===== DATASET SECTION
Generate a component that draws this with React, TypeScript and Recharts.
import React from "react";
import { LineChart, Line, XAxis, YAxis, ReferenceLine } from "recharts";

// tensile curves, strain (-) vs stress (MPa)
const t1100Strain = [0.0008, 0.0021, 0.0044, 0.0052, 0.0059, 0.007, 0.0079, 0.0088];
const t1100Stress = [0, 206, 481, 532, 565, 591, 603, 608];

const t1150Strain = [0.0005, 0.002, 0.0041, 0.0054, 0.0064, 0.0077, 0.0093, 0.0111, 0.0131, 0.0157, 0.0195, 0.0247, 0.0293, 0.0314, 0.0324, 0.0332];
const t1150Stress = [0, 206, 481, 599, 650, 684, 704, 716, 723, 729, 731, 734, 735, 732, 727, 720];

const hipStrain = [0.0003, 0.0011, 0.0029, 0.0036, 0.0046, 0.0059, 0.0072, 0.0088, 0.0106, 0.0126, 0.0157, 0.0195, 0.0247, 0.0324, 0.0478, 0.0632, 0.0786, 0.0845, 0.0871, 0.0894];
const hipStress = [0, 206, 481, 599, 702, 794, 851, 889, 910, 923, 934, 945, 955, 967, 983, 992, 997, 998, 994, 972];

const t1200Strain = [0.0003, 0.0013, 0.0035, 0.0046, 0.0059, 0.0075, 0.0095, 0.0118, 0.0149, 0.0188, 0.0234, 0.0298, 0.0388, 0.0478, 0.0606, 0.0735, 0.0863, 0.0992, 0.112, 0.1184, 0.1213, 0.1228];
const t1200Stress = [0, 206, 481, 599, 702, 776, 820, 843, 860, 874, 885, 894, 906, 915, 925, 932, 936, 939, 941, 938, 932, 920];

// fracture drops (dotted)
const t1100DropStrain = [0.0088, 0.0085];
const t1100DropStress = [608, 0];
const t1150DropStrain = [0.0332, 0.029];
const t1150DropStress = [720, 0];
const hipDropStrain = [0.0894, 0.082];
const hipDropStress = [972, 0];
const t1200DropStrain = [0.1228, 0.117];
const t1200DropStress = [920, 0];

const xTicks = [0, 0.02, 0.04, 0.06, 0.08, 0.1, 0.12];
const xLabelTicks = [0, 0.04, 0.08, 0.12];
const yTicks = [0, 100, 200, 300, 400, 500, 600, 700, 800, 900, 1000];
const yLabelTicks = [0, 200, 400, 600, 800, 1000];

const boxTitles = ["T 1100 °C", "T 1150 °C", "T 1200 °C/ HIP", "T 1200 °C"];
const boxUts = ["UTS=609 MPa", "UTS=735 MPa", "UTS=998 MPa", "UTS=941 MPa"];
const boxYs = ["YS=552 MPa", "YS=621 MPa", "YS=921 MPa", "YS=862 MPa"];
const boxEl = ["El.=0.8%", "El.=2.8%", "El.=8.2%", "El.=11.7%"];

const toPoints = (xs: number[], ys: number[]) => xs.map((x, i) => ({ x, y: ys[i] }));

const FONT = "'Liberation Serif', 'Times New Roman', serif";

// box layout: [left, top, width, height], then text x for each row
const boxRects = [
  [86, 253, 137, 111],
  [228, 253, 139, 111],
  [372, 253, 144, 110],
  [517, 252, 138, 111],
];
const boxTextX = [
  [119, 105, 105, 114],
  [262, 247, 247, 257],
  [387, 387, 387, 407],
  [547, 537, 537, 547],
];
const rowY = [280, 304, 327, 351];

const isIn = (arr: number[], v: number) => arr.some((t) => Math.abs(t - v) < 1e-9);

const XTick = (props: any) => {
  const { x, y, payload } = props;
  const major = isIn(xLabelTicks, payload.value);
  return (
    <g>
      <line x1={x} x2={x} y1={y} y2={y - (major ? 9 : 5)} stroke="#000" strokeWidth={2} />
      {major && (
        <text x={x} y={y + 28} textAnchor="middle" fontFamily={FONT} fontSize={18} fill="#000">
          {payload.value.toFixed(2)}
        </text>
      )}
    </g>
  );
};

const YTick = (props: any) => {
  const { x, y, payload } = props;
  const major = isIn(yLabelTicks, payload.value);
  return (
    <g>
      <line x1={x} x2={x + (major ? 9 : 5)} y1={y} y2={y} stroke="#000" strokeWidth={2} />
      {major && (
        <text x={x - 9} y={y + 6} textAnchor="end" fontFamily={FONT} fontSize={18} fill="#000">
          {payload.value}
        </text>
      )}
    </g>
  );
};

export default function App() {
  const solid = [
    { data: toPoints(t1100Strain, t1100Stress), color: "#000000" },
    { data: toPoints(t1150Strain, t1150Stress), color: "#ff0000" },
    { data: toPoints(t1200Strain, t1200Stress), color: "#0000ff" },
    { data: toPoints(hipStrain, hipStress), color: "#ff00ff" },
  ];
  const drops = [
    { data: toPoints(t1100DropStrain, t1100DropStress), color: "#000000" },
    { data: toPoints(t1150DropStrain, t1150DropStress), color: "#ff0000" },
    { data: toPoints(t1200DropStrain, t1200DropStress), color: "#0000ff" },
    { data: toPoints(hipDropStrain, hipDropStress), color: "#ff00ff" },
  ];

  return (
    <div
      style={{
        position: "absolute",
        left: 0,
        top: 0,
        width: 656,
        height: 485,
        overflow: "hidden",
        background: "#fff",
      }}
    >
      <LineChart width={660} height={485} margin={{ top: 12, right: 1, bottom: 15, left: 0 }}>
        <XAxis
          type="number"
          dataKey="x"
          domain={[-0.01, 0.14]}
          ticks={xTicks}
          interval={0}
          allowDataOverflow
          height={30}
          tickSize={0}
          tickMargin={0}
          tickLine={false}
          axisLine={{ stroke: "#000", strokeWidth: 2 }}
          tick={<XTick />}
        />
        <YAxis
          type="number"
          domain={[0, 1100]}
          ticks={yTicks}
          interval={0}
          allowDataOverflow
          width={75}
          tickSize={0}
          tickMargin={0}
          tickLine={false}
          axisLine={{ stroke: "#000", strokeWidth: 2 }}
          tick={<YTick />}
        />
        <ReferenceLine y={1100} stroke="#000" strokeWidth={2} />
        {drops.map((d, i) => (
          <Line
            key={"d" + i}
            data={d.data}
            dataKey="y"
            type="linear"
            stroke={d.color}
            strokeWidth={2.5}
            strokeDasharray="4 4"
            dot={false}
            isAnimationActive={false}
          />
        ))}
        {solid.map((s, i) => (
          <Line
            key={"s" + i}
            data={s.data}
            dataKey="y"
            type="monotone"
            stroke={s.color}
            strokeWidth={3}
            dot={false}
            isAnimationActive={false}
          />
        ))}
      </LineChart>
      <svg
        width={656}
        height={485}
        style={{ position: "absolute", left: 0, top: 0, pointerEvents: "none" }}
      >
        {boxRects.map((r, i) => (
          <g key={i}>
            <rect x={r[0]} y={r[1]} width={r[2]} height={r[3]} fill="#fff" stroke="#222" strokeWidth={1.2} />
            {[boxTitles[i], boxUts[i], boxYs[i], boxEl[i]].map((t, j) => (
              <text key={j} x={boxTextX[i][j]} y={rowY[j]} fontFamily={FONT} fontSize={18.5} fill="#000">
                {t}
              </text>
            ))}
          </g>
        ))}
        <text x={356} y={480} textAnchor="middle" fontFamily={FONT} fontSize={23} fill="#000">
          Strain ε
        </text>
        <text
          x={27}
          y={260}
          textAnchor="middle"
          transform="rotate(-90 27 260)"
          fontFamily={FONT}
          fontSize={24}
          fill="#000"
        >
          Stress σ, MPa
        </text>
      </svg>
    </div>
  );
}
==========
EXERCISE TASK
Write out exactly, please, the lines beginning at the start of the material and ending with the line that holds "998, 994, 972];", both included.

THE COMPLETED TASK
Generate a component that draws this with React, TypeScript and Recharts.
import React from "react";
import { LineChart, Line, XAxis, YAxis, ReferenceLine } from "recharts";

// tensile curves, strain (-) vs stress (MPa)
const t1100Strain = [0.0008, 0.0021, 0.0044, 0.0052, 0.0059, 0.007, 0.0079, 0.0088];
const t1100Stress = [0, 206, 481, 532, 565, 591, 603, 608];

const t1150Strain = [0.0005, 0.002, 0.0041, 0.0054, 0.0064, 0.0077, 0.0093, 0.0111, 0.0131, 0.0157, 0.0195, 0.0247, 0.0293, 0.0314, 0.0324, 0.0332];
const t1150Stress = [0, 206, 481, 599, 650, 684, 704, 716, 723, 729, 731, 734, 735, 732, 727, 720];

const hipStrain = [0.0003, 0.0011, 0.0029, 0.0036, 0.0046, 0.0059, 0.0072, 0.0088, 0.0106, 0.0126, 0.0157, 0.0195, 0.0247, 0.0324, 0.0478, 0.0632, 0.0786, 0.0845, 0.0871, 0.0894];
const hipStress = [0, 206, 481, 599, 702, 794, 851, 889, 910, 923, 934, 945, 955, 967, 983, 992, 997, 998, 994, 972];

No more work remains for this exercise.